Search the entries for the word "LaTeX" and pull out each line that has it.

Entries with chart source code
□ □ □

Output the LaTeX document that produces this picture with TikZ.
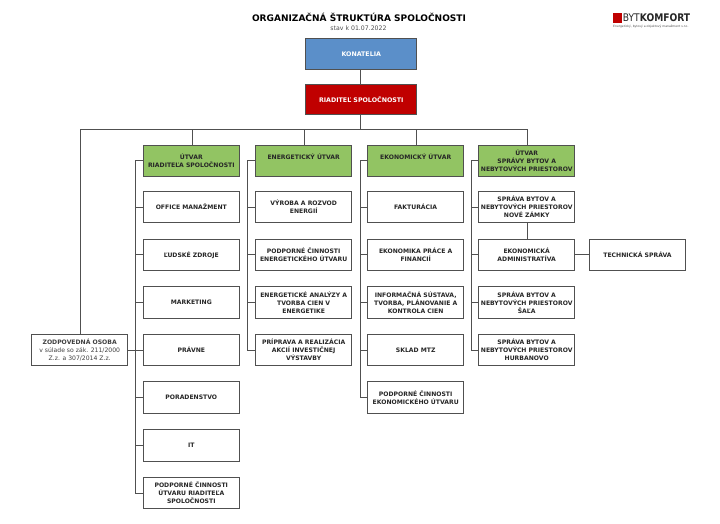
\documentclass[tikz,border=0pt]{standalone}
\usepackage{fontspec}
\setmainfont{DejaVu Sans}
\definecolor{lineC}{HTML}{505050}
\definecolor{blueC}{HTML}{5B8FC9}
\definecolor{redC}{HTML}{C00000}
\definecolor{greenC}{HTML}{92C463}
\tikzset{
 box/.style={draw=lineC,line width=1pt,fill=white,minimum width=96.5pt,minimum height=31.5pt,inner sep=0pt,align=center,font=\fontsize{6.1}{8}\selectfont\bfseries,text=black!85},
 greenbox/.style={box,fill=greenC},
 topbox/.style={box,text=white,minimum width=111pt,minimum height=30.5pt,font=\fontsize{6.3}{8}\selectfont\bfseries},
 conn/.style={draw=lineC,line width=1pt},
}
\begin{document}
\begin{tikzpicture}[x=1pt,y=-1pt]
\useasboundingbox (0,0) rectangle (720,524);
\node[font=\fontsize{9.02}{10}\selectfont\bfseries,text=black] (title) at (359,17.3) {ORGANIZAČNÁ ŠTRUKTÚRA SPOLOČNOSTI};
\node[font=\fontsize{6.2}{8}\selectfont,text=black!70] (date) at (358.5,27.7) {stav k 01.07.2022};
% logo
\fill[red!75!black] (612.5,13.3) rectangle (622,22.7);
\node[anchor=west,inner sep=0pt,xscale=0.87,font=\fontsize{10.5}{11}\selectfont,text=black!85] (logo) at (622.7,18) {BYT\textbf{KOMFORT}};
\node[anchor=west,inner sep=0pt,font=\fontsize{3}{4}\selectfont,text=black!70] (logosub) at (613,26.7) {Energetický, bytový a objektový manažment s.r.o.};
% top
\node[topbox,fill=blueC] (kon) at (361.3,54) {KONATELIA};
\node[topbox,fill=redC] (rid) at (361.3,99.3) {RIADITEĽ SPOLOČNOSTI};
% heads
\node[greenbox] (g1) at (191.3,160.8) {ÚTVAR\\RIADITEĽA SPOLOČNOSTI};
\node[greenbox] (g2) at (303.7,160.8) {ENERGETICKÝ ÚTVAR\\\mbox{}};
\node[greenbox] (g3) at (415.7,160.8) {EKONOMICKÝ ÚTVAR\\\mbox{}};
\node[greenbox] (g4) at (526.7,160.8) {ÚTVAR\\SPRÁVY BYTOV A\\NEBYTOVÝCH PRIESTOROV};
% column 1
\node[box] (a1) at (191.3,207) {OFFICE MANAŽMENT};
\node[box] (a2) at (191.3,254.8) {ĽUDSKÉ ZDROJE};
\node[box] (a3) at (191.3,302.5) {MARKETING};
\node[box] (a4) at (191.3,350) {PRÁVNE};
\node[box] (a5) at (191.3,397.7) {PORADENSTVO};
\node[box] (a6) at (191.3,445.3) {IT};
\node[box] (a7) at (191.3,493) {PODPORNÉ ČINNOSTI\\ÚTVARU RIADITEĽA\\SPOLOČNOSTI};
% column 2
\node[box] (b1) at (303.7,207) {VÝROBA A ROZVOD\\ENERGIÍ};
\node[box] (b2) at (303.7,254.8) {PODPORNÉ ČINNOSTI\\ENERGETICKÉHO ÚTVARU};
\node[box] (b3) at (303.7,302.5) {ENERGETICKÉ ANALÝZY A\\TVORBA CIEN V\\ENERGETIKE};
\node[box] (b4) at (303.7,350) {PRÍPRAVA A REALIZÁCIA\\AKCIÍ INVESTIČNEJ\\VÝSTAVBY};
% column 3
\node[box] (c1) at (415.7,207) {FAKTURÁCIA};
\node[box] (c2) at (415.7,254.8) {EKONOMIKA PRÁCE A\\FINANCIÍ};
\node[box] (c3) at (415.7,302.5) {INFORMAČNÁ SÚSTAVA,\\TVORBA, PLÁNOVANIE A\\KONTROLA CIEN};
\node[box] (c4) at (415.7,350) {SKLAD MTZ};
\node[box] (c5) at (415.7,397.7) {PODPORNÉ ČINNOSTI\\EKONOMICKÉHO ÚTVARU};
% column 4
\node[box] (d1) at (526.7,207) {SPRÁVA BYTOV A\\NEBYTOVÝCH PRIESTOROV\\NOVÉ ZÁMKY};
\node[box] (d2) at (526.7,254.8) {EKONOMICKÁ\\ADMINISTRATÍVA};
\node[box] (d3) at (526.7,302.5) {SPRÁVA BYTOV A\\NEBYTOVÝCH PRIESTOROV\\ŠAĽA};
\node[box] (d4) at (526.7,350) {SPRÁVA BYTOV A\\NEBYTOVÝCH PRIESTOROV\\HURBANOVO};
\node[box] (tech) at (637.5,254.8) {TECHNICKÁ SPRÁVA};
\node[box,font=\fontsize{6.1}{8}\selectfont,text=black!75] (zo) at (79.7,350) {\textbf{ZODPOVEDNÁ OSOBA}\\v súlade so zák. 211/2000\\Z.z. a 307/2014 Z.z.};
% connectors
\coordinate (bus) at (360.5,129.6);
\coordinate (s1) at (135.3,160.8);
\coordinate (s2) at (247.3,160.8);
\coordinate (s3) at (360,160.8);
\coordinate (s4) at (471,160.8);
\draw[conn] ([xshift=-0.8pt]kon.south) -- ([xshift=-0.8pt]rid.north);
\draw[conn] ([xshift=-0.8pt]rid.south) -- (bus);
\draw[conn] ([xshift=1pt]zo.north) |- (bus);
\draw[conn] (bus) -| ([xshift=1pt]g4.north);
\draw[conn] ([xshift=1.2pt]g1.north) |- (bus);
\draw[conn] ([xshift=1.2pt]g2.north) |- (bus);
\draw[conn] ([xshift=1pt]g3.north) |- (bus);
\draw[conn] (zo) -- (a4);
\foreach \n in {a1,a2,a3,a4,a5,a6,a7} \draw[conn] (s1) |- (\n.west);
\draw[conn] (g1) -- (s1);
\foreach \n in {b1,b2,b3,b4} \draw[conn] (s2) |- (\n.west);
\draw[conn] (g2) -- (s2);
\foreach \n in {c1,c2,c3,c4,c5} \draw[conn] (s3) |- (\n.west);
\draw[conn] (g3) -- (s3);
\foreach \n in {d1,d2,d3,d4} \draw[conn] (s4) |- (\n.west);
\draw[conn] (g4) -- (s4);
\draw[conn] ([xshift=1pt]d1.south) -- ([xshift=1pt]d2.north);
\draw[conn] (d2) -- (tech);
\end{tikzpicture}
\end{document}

□ □ □

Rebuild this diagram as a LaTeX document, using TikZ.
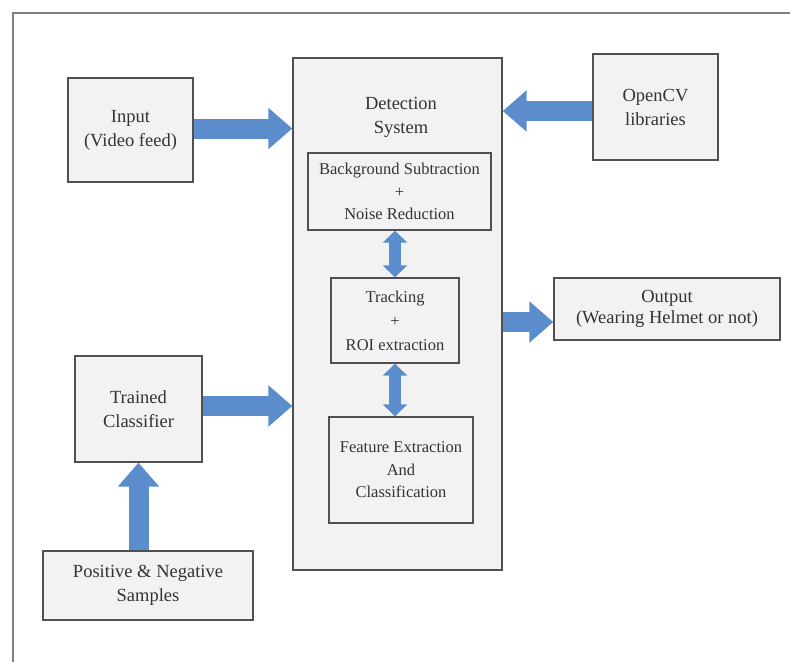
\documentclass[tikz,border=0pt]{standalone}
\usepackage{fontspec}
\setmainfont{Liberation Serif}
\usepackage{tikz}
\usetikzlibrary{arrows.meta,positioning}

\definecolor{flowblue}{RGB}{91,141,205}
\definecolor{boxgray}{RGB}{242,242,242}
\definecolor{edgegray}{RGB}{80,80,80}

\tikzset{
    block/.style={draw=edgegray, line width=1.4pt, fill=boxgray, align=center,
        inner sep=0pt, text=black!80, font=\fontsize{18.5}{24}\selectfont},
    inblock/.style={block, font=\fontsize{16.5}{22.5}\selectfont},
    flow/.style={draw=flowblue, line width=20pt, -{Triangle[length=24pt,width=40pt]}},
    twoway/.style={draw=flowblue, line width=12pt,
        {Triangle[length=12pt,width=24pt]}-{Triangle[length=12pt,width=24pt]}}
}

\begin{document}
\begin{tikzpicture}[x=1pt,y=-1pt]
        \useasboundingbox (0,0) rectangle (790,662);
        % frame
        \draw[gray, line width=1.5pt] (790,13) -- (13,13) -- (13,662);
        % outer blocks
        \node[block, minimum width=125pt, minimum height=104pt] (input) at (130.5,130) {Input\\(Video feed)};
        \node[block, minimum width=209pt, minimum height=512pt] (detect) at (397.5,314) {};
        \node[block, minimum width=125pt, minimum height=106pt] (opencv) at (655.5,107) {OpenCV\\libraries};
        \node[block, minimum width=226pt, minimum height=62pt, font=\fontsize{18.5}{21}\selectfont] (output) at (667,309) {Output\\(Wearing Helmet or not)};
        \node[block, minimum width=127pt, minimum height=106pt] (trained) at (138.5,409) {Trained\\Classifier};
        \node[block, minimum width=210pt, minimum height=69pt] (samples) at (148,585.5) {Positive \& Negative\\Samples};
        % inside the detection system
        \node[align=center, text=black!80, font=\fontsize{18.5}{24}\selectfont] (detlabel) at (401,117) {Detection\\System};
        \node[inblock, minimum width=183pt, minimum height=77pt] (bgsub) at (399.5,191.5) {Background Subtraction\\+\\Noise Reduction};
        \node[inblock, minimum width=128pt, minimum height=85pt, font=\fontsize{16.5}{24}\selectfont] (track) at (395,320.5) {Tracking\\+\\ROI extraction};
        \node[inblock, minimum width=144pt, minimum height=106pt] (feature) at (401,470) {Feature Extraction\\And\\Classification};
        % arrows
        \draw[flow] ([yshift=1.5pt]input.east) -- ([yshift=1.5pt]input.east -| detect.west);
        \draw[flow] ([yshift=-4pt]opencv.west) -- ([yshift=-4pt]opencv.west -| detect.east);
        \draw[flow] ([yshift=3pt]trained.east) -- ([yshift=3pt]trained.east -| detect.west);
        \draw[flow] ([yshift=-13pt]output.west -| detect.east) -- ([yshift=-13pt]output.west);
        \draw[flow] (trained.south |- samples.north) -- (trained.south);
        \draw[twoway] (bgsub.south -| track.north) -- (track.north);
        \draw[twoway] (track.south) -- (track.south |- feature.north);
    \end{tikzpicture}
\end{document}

□ □ □

Answer for this exercise
Output the LaTeX document that produces this picture with TikZ.
Rebuild this diagram as a LaTeX document, using TikZ.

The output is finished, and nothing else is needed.